Pasal 17 ayat (5) UU No 48/2009 mengatakan: Seorang hakim atau panitera wajib mengundurkan diri dari persidangan apabila ia mempunyai kepentingan langsung atau tidak langsung dengan perkara yang sedang diperiksa, baik atas kehendaknya sendiri maupun atas permintaan pihak yang berperkara.
UU No 48/2009 tentang Kekuasaan Kehakiman juga harus dilihat sebagai bagian integral dari konstitusi, khususnya Bab IX yang mengatur tentang Kekuasaan Kehakiman, terdiri dari Pasal 24, Pasal 24A, Pasal 24B, Pasal 24C dan Pasal 25. Hal ini terbaca jelas di dalam pertimbangan hukum UU No 48/2009.
Mengingat: Pasal 20, Pasal 21, Pasal 24, Pasal 24A, Pasal 24B, Pasal 24C dan Pasal 25 Undang-Undang Dasar Negara Republik Indonesia Tahun 1945;
Dengan Persetujuan Bersama
DEWAN PERWAKILAN RAKYAT REPUBLIK INDONESIA
Dan
PRESIDEN REPUBLIK INDONESIA
MEMUTUSKAN:
Menetapkan: UNDANG-UNDANG TENTANG KEKUASAAN KEHAKIMAN.

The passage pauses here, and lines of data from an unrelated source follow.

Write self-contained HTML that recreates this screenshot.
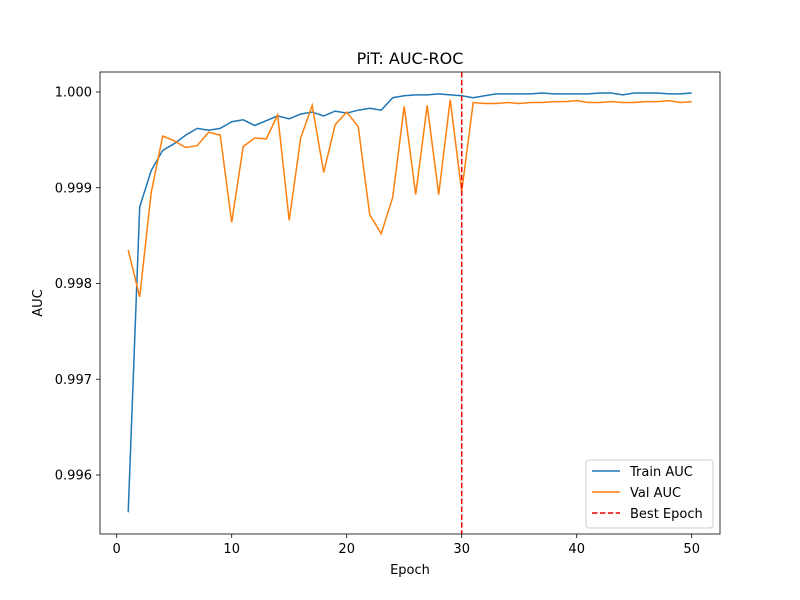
<!DOCTYPE html>
<html><head><meta charset="utf-8"><style>
body{margin:0;background:#fff;}
svg{display:block;font-family:"DejaVu Sans","Liberation Sans",sans-serif;}
</style></head><body>
<svg id="s" width="800" height="600" xmlns="http://www.w3.org/2000/svg">
<rect width="800" height="600" fill="#fff"/>
<g id="plot"></g>
<rect x="100" y="72" width="620" height="462" fill="none" stroke="#000" stroke-width="0.8"/>
<text x="410" y="64" font-size="16" text-anchor="middle">PiT: AUC-ROC</text>
<text x="410" y="574" font-size="13" text-anchor="middle">Epoch</text>
<text transform="translate(42,303) rotate(-90)" font-size="13" text-anchor="middle">AUC</text>
<g id="ticks" font-size="13"></g>
<g>
<rect x="586" y="460" width="127" height="68" rx="3" fill="#fff" fill-opacity="0.8" stroke="#ccc"/>
<line x1="592" y1="471" x2="620" y2="471" stroke="#1f77b4" stroke-width="1.5"/>
<text x="630" y="476" font-size="13">Train AUC</text>
<line x1="592" y1="492" x2="620" y2="492" stroke="#ff7f0e" stroke-width="1.5"/>
<text x="630" y="497" font-size="13">Val AUC</text>
<line x1="592" y1="513" x2="620" y2="513" stroke="#e00" stroke-width="1.5" stroke-dasharray="5.5,2.4"/>
<text x="630" y="518" font-size="13">Best Epoch</text>
</g>
</svg>
<script>
const X=e=>116.7+e*11.5, Y=v=>92+(1-v)*95750;
const tr=[0.99561,0.9988,0.99918,0.99939,0.99946,0.99955,0.99962,0.9996,0.99962,0.99969,0.99971,0.99965,0.9997,0.99975,0.99972,0.99977,0.99979,0.99975,0.9998,0.99978,0.99981,0.99983,0.99981,0.99994,0.99996,0.99997,0.99997,0.99998,0.99997,0.99996,0.99994,0.99996,0.99998,0.99998,0.99998,0.99998,0.99999,0.99998,0.99998,0.99998,0.99998,0.99999,0.99999,0.99997,0.99999,0.99999,0.99999,0.99998,0.99998,0.99999];
const va=[0.99835,0.99786,0.99895,0.99954,0.99949,0.99942,0.99944,0.99958,0.99955,0.99864,0.99943,0.99952,0.99951,0.99976,0.99866,0.99952,0.99986,0.99916,0.99966,0.99979,0.99964,0.99872,0.99852,0.9989,0.99985,0.99893,0.99986,0.99893,0.99992,0.99896,0.99989,0.99988,0.99988,0.99989,0.99988,0.99989,0.99989,0.9999,0.9999,0.99991,0.99989,0.99989,0.9999,0.99989,0.99989,0.9999,0.9999,0.99991,0.99989,0.9999];
let h='';
const pl=a=>a.map((v,i)=>X(i+1).toFixed(1)+','+Y(v).toFixed(1)).join(' ');
h+=`<polyline points="${pl(tr)}" fill="none" stroke="#1f77b4" stroke-width="1.5"/>`;
h+=`<polyline points="${pl(va)}" fill="none" stroke="#ff7f0e" stroke-width="1.5"/>`;
h+=`<line x1="${X(30)}" y1="72" x2="${X(30)}" y2="534" stroke="#e00" stroke-width="1.5" stroke-dasharray="5.5,2.4"/>`;
document.getElementById('plot').innerHTML=h;
let t='';
for(const e of [0,10,20,30,40,50]){const x=X(e);t+=`<line x1="${x}" y1="534" x2="${x}" y2="538" stroke="#000" stroke-width="0.8"/><text x="${x}" y="553" text-anchor="middle">${e}</text>`;}
for(const v of [0.996,0.997,0.998,0.999,1.0]){const y=Y(v);t+=`<line x1="96" y1="${y}" x2="100" y2="${y}" stroke="#000" stroke-width="0.8"/><text x="92" y="${y+4.5}" text-anchor="end">${v.toFixed(3)}</text>`;}
document.getElementById('ticks').innerHTML=t;
</script>
</body></html>
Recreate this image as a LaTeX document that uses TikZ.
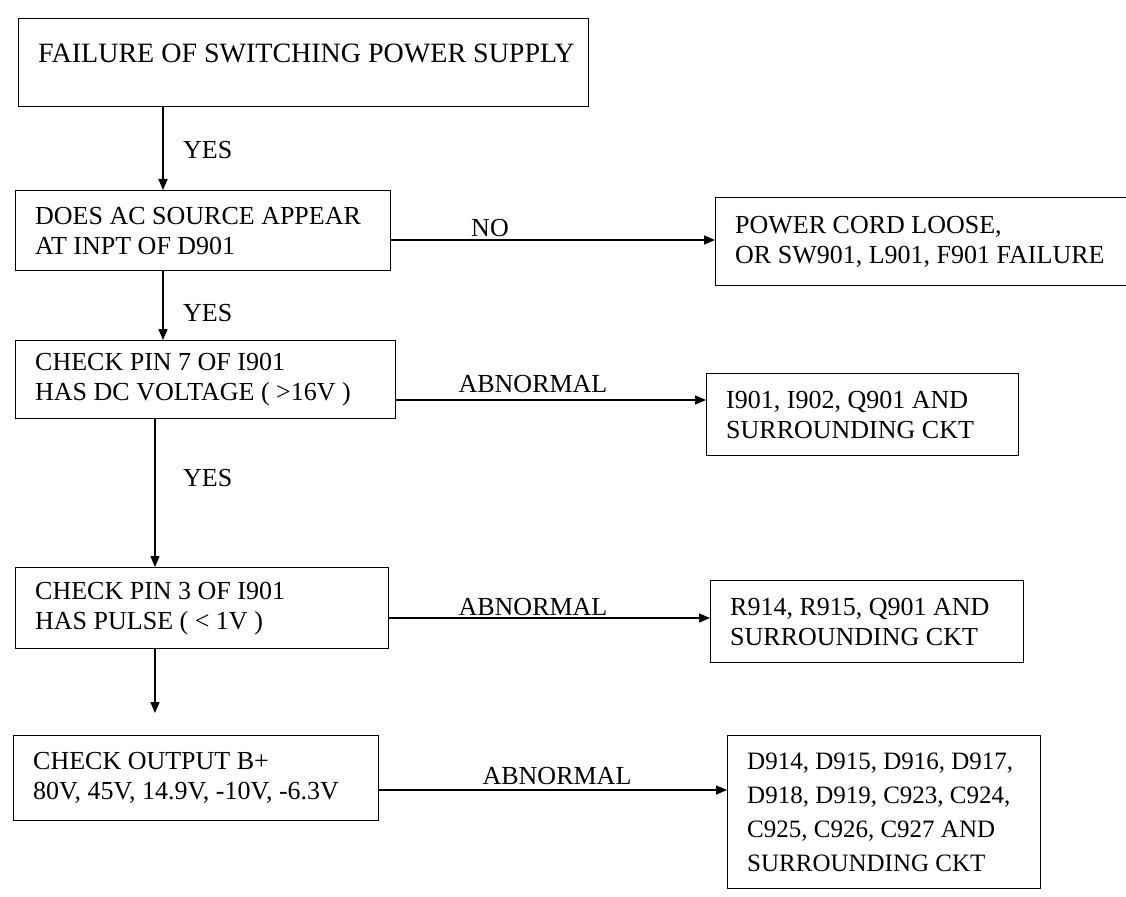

Pasal 24 ayat (1) UUD berbunyi: Kekuasaan Kehakiman merupakan kekuasaan yang merdeka untuk menyelenggarakan peradilan guna menegakkan hukum dan keadilan.
Pelanggaran berat kode etik yang melanggar Pasal 17 ayat (5) UU No 48/2009 tidak bisa lain juga melanggar Pasal 24 ayat (1) UUD, karena penyelengaraan peradilan tidak lagi berdasarkan penegakan hukum dan keadilan, tetapi berdasarkan kepentingan keluarga.
Sama halnya dengan pelanggaran Sapta Karsa Hutama, pelanggaran berat kode etik yang melanggar Pasal 17 ayat (5) UU No 48/2009, sebagai konsekuensi hukum, juga melanggar konstitusi Pasal 24C ayat (5) UUD mengenai kriteria hakim konstitusi, seperti sudah dijelaskan di atas.
Ketiga, Anwar Usman juga melanggar Pasal 21 UU No 24/2003 perihal janji dan sumpah jabatan, untuk melaksanakan tugas seadil-adilnya sesuai peraturan perundangan-undangan. Sedangkan UU No 24/2003 tentang Mahkamah Konstitusi dibentuk atas perintah Konstitusi secara Pasal 24C ayat (6) UUD. Oleh karena itu, konsekuensi hukum terhadap pelanggaran Pasal 21 UU No 24/2003 tidak bisa lain juga melanggar konstitusi Pasal 24C ayat (5).
Apa artinya pelanggaran konstitusi?
Pelanggaran konstitusi merupakan pelanggaran yang sangat berat terhadap bangsa dan negara. Karena konstitusi merupakan kesepakatan kedaulatan rakyat yang mengatur bagaimana pemerintah dan lembaga tinggi negara lainnya menjalankan tugasnya masing-masing, dan tidak boleh mengambil wewenang melampaui yang diberikan konstitusi.
Oleh karena itu, pelanggaran konstitusi masuk kategori pengkhianatan terhadap negara. Hal ini dapat dilihat di dalam penjelasan Pasal 169 huruf d UU No 7/2017 tentang Pemilihan Umum: “Yang dimaksud dengan "tidak pernah mengkhianati negara" adalah tidak pernah terlibat gerakan separatis, tidak pernah melakukan gerakan secara inkonstitusional atau dengan kekerasan untuk mengubah dasar negara, serta tidak pernah melanggar Undang-Undang Dasar Negara Republik Indonesia Tahun 1945.”
Artinya, melanggar UUD termasuk pengkhianatan terhadap negara.
Oleh karena itu, pelanggaran berat kode etik yang dilakukan Anwar Usman bukan merupakan pelanggaran biasa, tetapi merupakan pelanggaran hukum dan pelanggaran konstitusi khususnya Pasal 24 ayat (1) dan Pasal 24C ayat (5), dan sebagai konsekuensi, bisa dikategorikan sebagai pengkhianat negara?